Although the award focused on one of the farm’s sites, and where the Stephens live, Stephens Farms operates 10 different sites, with one 80 miles from the house. They run two nurseries and the rest are sow units.
Each sow unit has its own manager and all labor is under that manager’s control.
“We are kind of a unique situation and it’s been evolving that way ever since ‘83 when I started the operation,” David says.
Manure is handled differently at different barns because the barns differ in ages, some going back as far as 1982.
“Most of them are more of a shallow pit that drains to the lagoon, and some of them recycle from the lagoon. We’ve got a little of everything,” David says.
Stephens Farms houses approximately 20,000 sows at various locations at any one time. To handle the manure, they rely exclusively on Puck Custom Enterprises (PCE) equipment.
“We’ve been with them since 2010,” David says. “We’ve got their agitation boat for agitating all 10 lagoons. In fact, we bought the first production model they sold in 2010 and have been working with them ever since.”
David says that by going to self-priming equipment the farm has gone from being able to pump 1,400 gallons to 2,200 gallon a minute.
“And we use the Internet to control it all.”
The big change happened when Jeremy of Puck came down to demonstrate some equipment.
“I went to their open house and we purchased that boat off of them that year to kind of learn how that equipment worked – between it and their booster pump – we’ve just been progressing every year since with it.
David has nothing but accolades for PCE.
“They’ve been excellent in every way – the support, the knowledge, the credibility, what they’re trying to make happen, and the performance of the equipment. We’ve never had the performance we got until we got into their equipment. I’m doing things [that] four or five years ago [I] never dreamt of.”
And, for anyone interested in the company’s system, David suggests checking out PCE’s pump schools.
“I’ve gone to a good many of them. They’re open for people looking into buying equipment and all different aspects. There’s a lot of knowledge there to be found.”
David takes the agitation boat from lagoon to lagoon.
“You just pack it all up, put it on trailers and pull it to the next farm and set it up again. In about 30 minutes we have it off the trailer and floating in the lagoon.”
Application happens primarily in the fall, mostly because it’s harder to predict the weather in the spring.
“Typically, as soon as they start harvesting, we’ll start running it,” David says.
The farm uses a drag hose system.
“We use one of Puck’s booster pumps to help boost an arm out,” David says. “And last year we went from six-inch to seven-inch hoses and a 13.5 L 550 HP lead pump motor, which helped.”
Depending on rainfall, David says they have pumped as much at 70 million gallons in one year.
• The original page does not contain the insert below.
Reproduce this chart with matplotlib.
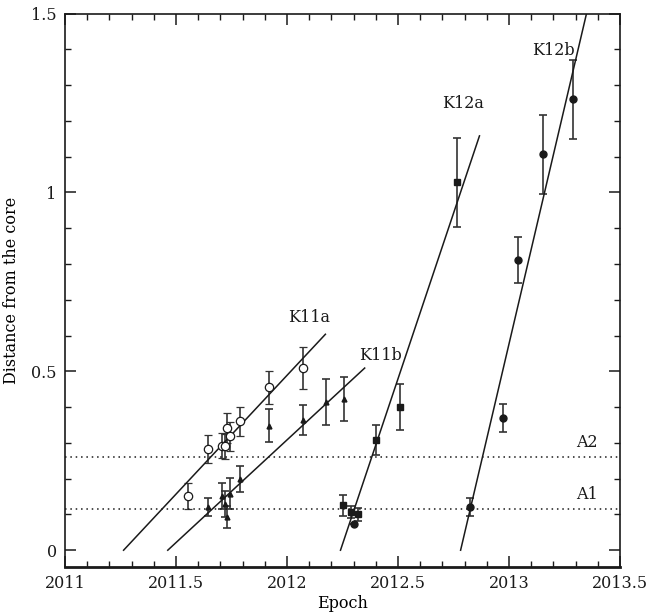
import matplotlib
matplotlib.use("Agg")
import matplotlib.pyplot as plt
import numpy as np
from matplotlib.ticker import MultipleLocator

# ---- data ----
k11a_t = [2011.552, 2011.643, 2011.708, 2011.720, 2011.731, 2011.744, 2011.790, 2011.921, 2012.073]
k11a_d = [0.151, 0.283, 0.292, 0.290, 0.341, 0.318, 0.360, 0.455, 0.510]
k11a_e = [0.037, 0.038, 0.035, 0.035, 0.042, 0.040, 0.040, 0.047, 0.059]

k11b_t = [2011.643, 2011.708, 2011.720, 2011.730, 2011.743, 2011.790, 2011.921, 2012.073, 2012.177, 2012.255]
k11b_d = [0.121, 0.151, 0.130, 0.093, 0.158, 0.200, 0.348, 0.363, 0.414, 0.423]
k11b_e = [0.026, 0.036, 0.036, 0.030, 0.043, 0.036, 0.046, 0.042, 0.065, 0.062]

k12a_t = [2012.251, 2012.289, 2012.320, 2012.402, 2012.507, 2012.768]
k12a_d = [0.125, 0.107, 0.100, 0.308, 0.400, 1.028]
k12a_e = [0.030, 0.017, 0.019, 0.041, 0.065, 0.125]

k12b_t = [2012.300, 2012.825, 2012.972, 2013.041, 2013.155, 2013.288]
k12b_d = [0.074, 0.120, 0.370, 0.811, 1.107, 1.260]
k12b_e = [0.0, 0.025, 0.039, 0.064, 0.110, 0.111]

# linear fits: epoch at zero separation, speed, last epoch drawn
fit_names = ["K11a", "K11b", "K12a", "K12b"]
fit_t0 = [2011.264, 2011.463, 2012.241, 2012.782]
fit_speed = [0.664, 0.574, 1.85, 2.645]
fit_tend = [2012.173, 2012.350, 2012.867, 2013.40]
label_t = [2012.10, 2012.42, 2012.795, 2013.20]
label_d = [0.65, 0.545, 1.248, 1.396]

ref_names = ["A1", "A2"]
ref_d = [0.116, 0.261]

plt.rcParams['font.family'] = ['DejaVu Serif']
fig = plt.figure(figsize=(6.51, 6.16), dpi=100)
ax = fig.add_axes([0.0998, 0.0795, 0.8526, 0.8985])

c = '#1a1a1a'
fs = 11.5
ekw = dict(ls='none', ecolor='#333333', elinewidth=1.2, capsize=3, capthick=1.2)
ax.errorbar(k11a_t, k11a_d, yerr=k11a_e, marker='o', ms=6, mfc='white', mec=c, mew=0.9, **ekw)
ax.errorbar(k11b_t, k11b_d, yerr=k11b_e, marker='^', ms=3.5, mfc=c, mec=c, **ekw)
ax.errorbar(k12a_t, k12a_d, yerr=k12a_e, marker='s', ms=4.5, mfc=c, mec=c, **ekw)
ax.errorbar(k12b_t, k12b_d, yerr=k12b_e, marker='o', ms=5, mfc=c, mec=c, **ekw)

for t0, v, te in zip(fit_t0, fit_speed, fit_tend):
    tt = np.array([t0, te])
    ax.plot(tt, v * (tt - t0), color=c, lw=1.1)

for n, t, d in zip(fit_names, label_t, label_d):
    ax.text(t, d, n, fontsize=fs, ha='center', va='center', color=c)

for n, d in zip(ref_names, ref_d):
    ax.axhline(d, color=c, lw=1.1, ls=(0, (1, 2.5)))
    ax.text(2013.35, d + 0.015, n, fontsize=fs, ha='center', va='bottom', color=c)

ax.set_xlim(2011, 2013.5)
ax.set_ylim(-0.047, 1.5)
ax.xaxis.set_minor_locator(MultipleLocator(0.1))
ax.yaxis.set_minor_locator(MultipleLocator(0.1))
ax.set_xticks([2011, 2011.5, 2012, 2012.5, 2013, 2013.5])
ax.set_xticklabels(["2011", "2011.5", "2012", "2012.5", "2013", "2013.5"])
ax.set_yticks([0, 0.5, 1, 1.5])
ax.set_yticklabels(["0", "0.5", "1", "1.5"])
ax.tick_params(which='both', direction='in', top=True, right=True, labelsize=fs, colors=c)
ax.tick_params(which='major', length=8, width=1.1, pad=6)
ax.tick_params(which='minor', length=4, width=1.0)
for s in ax.spines.values():
    s.set_linewidth(1.2)
    s.set_color(c)
ax.spines['bottom'].set_linewidth(2.0)

ax.set_xlabel("Epoch", fontsize=fs, labelpad=2)
ax.set_ylabel("Distance from the core", fontsize=fs, labelpad=8)

fig.savefig("out.png", dpi=100)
But generally they pump 30 to 50 million gallons.
“And now with the better equipment, the last couple of years we’ve been able to really make good gains on things. With the boat agitating, we’ve been able to pump the lagoons down better.”
David says when the Pork Checkoff folks came out, they seemed most impressed with the high-tech factor on the farm – like the solar panels that generate power on the farm.
“I think they were blown away, to be honest,” David says with a smile. “I’ve been in this operation 33 years and we’ve always tried staying on the higher tech end of it. It’s been a trademark of the operation – to try to stay on the cutting edge of everything.”
David says he’s proud of what his family has done on the farm.
“We’ve been able to work together all these years and bring [the children] up into it. To me, that’s justification right there if you’re able to come in and do that.”
And people nearby are happy to call Stephens Farms neighbors. In fact, some folks who once voiced concerns early on in the farm’s development, have come back to apologize. They have benefited over the years from the Stephens keeping the roads in better shape and open during the snow, as well as better telephone lines, and more.
“We’ve been pretty fortunate,” David says. “We try to take good care of things.”